Leibniz concebe então que as naturezas das coisas expressam ações costumeiras de Deus, e que essas ações podem ser mudadas segundo a necessidade de satisfação de leis mais fundamentais. Ele acrescenta que Deus sempre quer tudo o que é objeto de sua vontade particular. Quando se trata dos objetos de Sua vontade geral, é necessário fazer uma distinção. Aquilo que os seres racionais fazem de bom, Deus quer e manda fazer, ainda que não seja feito.

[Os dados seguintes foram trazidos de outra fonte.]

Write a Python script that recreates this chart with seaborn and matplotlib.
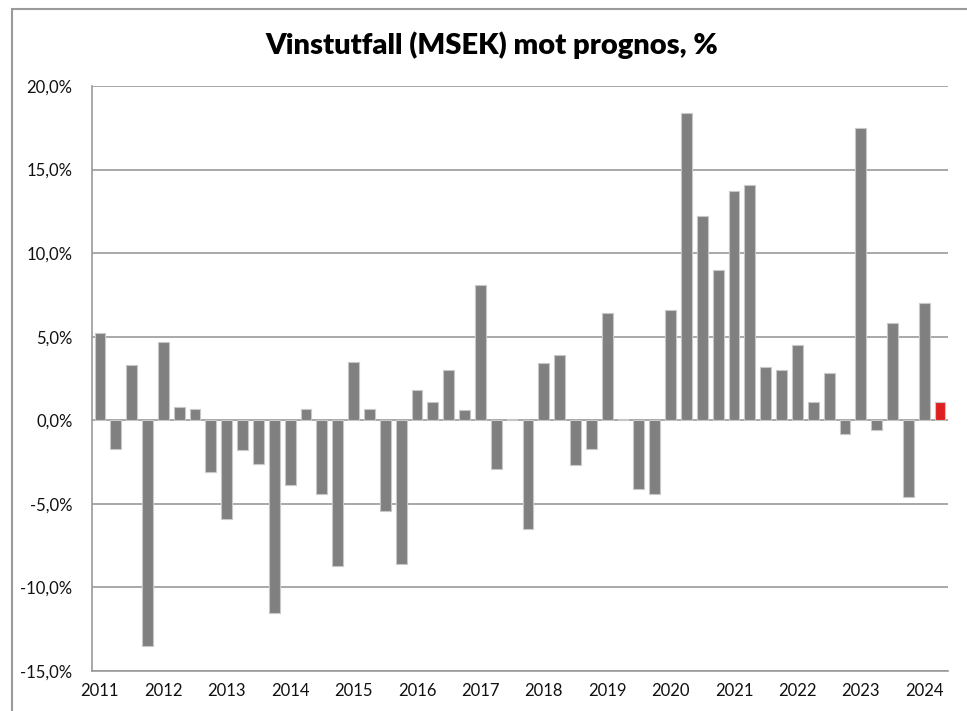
import numpy as np
import pandas as pd
import matplotlib
matplotlib.use('Agg')
import matplotlib.pyplot as plt
from matplotlib.ticker import FuncFormatter
from matplotlib.patches import Rectangle
import seaborn as sns

# quarterly outcome vs forecast, % (2011 Q1 - 2024 Q2)
years = list(range(2011, 2025))
quarters = [f"{y} Q{q}" for y in years for q in range(1, 5)][:54]
utfall = [5.2, -1.7, 3.3, -13.5,
          4.7, 0.8, 0.7, -3.1,
          -5.9, -1.8, -2.6, -11.5,
          -3.9, 0.7, -4.4, -8.7,
          3.5, 0.7, -5.4, -8.6,
          1.8, 1.1, 3.0, 0.6,
          8.1, -2.9, 0.1, -6.5,
          3.4, 3.9, -2.7, -1.7,
          6.4, 0.1, -4.1, -4.4,
          6.6, 18.4, 12.2, 9.0,
          13.7, 14.1, 3.2, 3.0,
          4.5, 1.1, 2.8, -0.8,
          17.5, -0.6, 5.8, -4.6,
          7.0, 1.1]
markering = ['hist'] * 53 + ['senaste']
year_labels = [str(y) for y in years]

df = pd.DataFrame({'kvartal': quarters, 'utfall': utfall, 'typ': markering})

sns.set_style('white')
plt.rcParams['font.family'] = ['Lato', 'DejaVu Sans']

fig = plt.figure(figsize=(9.67, 7.11), dpi=100)
ax = fig.add_axes([92/967, 1 - 671/711, (948-92)/967, (671-86)/711])

sns.barplot(data=df, x='kvartal', y='utfall', hue='typ', dodge=False,
            palette={'hist': '#808080', 'senaste': '#ff0000'},
            width=0.68, edgecolor='#c8c8c8', linewidth=0.8,
            legend=False, ax=ax, zorder=3)

ax.set_xlim(-0.5, len(quarters) - 0.5)
ax.set_ylim(-15, 20)
ax.set_yticks(np.arange(-15, 21, 5))
ax.yaxis.set_major_formatter(FuncFormatter(lambda v, p: f"{v:.1f}%".replace('.', ',')))
ax.set_xticks(range(0, len(quarters), 4))
ax.set_xticklabels(year_labels, fontsize=12, color='#111111')
ax.tick_params(axis='y', labelsize=12, labelcolor='#111111', length=0, pad=14)
ax.tick_params(axis='x', length=0, pad=9)
ax.set_xlabel('')
ax.set_ylabel('')

ax.grid(axis='y', color='#9a9a9a', linewidth=1.2, zorder=0)
ax.set_axisbelow(True)
for s in ['top', 'right']:
    ax.spines[s].set_visible(False)
for s in ['left', 'bottom']:
    ax.spines[s].set_color('#9a9a9a')
    ax.spines[s].set_linewidth(1.2)

fig.text(492/967, 1 - 45/711, 'Vinstutfall (MSEK) mot prognos, %',
         ha='center', va='center', fontsize=21, fontweight='heavy', color='#000000')

# outer chart frame (cut off at right and bottom)
fig.patches.append(Rectangle((12/967, -0.1), 2.0, 1 - 9/711 + 0.1,
                             transform=fig.transFigure, fill=False,
                             edgecolor='#9a9a9a', linewidth=1.5))

fig.savefig('out.png', dpi=100)
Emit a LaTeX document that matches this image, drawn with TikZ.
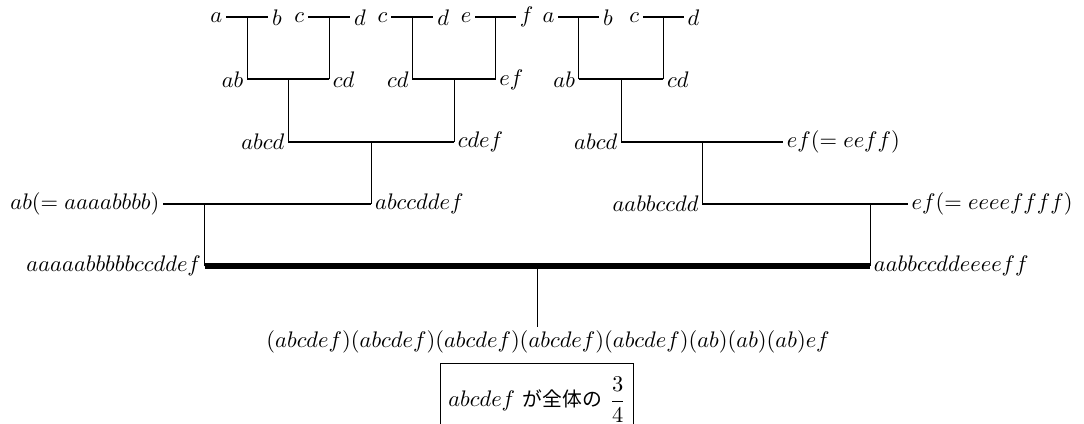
\documentclass[tikz,border=0pt]{standalone}
\usepackage{amsmath}
\usepackage{fontspec}
\newfontfamily\jp[Scale=0.88]{Noto Sans CJK JP}
\usetikzlibrary{calc}
\begin{document}
\begin{tikzpicture}[lend/.style={anchor=east,inner sep=1.5pt},rend/.style={anchor=west,inner sep=1.5pt},hbar/.style={thick},vbar/.style={thin},mainbar/.style={line width=2.6pt}]
		\useasboundingbox (0,0) rectangle (16.93,6.61);
		\node[lend] (a1) at (3.53,6.34) {$a$};
		\node[rend] (b1) at (4.19,6.34) {$b$};
		\node[lend] (c1) at (4.81,6.34) {$c$};
		\node[rend] (d1) at (5.47,6.34) {$d$};
		\node[lend] (c2) at (6.11,6.34) {$c$};
		\node[rend] (d2) at (6.77,6.34) {$d$};
		\node[lend] (e1) at (7.42,6.34) {$e$};
		\node[rend] (f1) at (8.06,6.34) {$f$};
		\node[lend] (a2) at (8.72,6.34) {$a$};
		\node[rend] (b2) at (9.36,6.34) {$b$};
		\node[lend] (c3) at (10.04,6.34) {$c$};
		\node[rend] (d3) at (10.68,6.34) {$d$};
		\node[lend] (ab1) at (3.86,5.37) {$ab$};
		\node[rend] (cd1) at (5.14,5.37) {$cd$};
		\node[lend] (cd2) at (6.44,5.37) {$cd$};
		\node[rend] (ef1) at (7.74,5.37) {$ef$};
		\node[lend] (ab2) at (9.04,5.37) {$ab$};
		\node[rend] (cd3) at (10.36,5.37) {$cd$};
		\node[lend] (abcd1) at (4.50,4.39) {$abcd$};
		\node[rend] (cdef) at (7.09,4.39) {$cdef$};
		\node[lend] (abcd2) at (9.70,4.39) {$abcd$};
		\node[rend] (eeff) at (12.23,4.39) {$ef(=eeff)$};
		\node[lend] (ab3) at (2.55,3.43) {$ab(=aaaabbbb)$};
		\node[rend] (abccddef) at (5.80,3.43) {$abccddef$};
		\node[lend] (aabbccdd) at (10.97,3.43) {$aabbccdd$};
		\node[rend] (eeeeffff) at (14.18,3.43) {$ef(=eeeeffff)$};
		\node[lend] (full1) at (3.20,2.45) {$aaaaabbbbbccddef$};
		\node[rend] (full2) at (13.59,2.45) {$aabbccddeeeeff$};
		\node[anchor=base,inner sep=1pt] (res) at (8.56,1.19) {$(abcdef)(abcdef)(abcdef)(abcdef)(abcdef)(ab)(ab)(ab)ef$};
		\node[draw,thin,anchor=north,inner ysep=6pt,text depth=11pt] (ratio) at (8.39,0.94) {$abcdef$ {\jp が全体の} $\dfrac{3}{4}$};
		\draw[hbar] (a1.east) -- (b1.west);
		\draw[hbar] (c1.east) -- (d1.west);
		\draw[hbar] (c2.east) -- (d2.west);
		\draw[hbar] (e1.east) -- (f1.west);
		\draw[hbar] (a2.east) -- (b2.west);
		\draw[hbar] (c3.east) -- (d3.west);
		\draw[hbar] (ab1.east) -- (cd1.west);
		\draw[hbar] (cd2.east) -- (ef1.west);
		\draw[hbar] (ab2.east) -- (cd3.west);
		\draw[hbar] (abcd1.east) -- (cdef.west);
		\draw[hbar] (abcd2.east) -- (eeff.west);
		\draw[hbar] (ab3.east) -- (abccddef.west);
		\draw[hbar] (aabbccdd.east) -- (eeeeffff.west);
		\draw[mainbar] (full1.east) -- (full2.west);
		\draw[vbar] (ab1.east) -- (ab1.east |- a1.east);
		\draw[vbar] (cd1.west) -- (cd1.west |- c1.east);
		\draw[vbar] (cd2.east) -- (cd2.east |- c2.east);
		\draw[vbar] (ef1.west) -- (ef1.west |- e1.east);
		\draw[vbar] (ab2.east) -- (ab2.east |- a2.east);
		\draw[vbar] (cd3.west) -- (cd3.west |- c3.east);
		\draw[vbar] (abcd1.east) -- (abcd1.east |- ab1.east);
		\draw[vbar] (cdef.west) -- (cdef.west |- cd2.east);
		\draw[vbar] (abcd2.east) -- (abcd2.east |- ab2.east);
		\draw[vbar] (abccddef.west) -- (abccddef.west |- abcd1.east);
		\draw[vbar] (aabbccdd.east) -- (aabbccdd.east |- abcd2.east);
		\draw[vbar] (full1.east) -- (full1.east |- ab3.east);
		\draw[vbar] (full2.west) -- (full2.west |- aabbccdd.east);
		\coordinate (top) at ($(full1.east)!.5!(full2.west)$);
		\draw[vbar] (top) -- (top |- res.north);
	\end{tikzpicture}
\end{document}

Quando as ações dos seres racionais são más, Deus não as quer ou comanda, mas somente as permite, pois extrai delas um bem maior do que aquele que haveria sem a ação má.
Nessa distinção reside uma sutileza na compreensão do desejo divino. Deus sempre quer o bem, mas os seres racionais nem sempre fazem o que é certo. No caso em que fazem o bem, Deus quis o bem e mandou que fosse feito. Em outros termos, Deus quer o bem, e insta os seres humanos, por meio de Seus mandamentos, a conhecer e fazer o bem. Nesse sentido, Deus quis o bem na forma de um mandamento endereçado aos seres racionais que podem ou não obedecê-Lo.
A vontade de Deus com relação ao bem não muda mesmo quando o bem que ele ordena pelo mandamento não é realizado pelos seres racionais. E quando o mal é praticado, algo que Deus não deseja e nem ordena em um mandamento, ainda assim esse mal se torna um bem acidentalmente, pois Deus sempre tira um bem maior daquilo que é mal.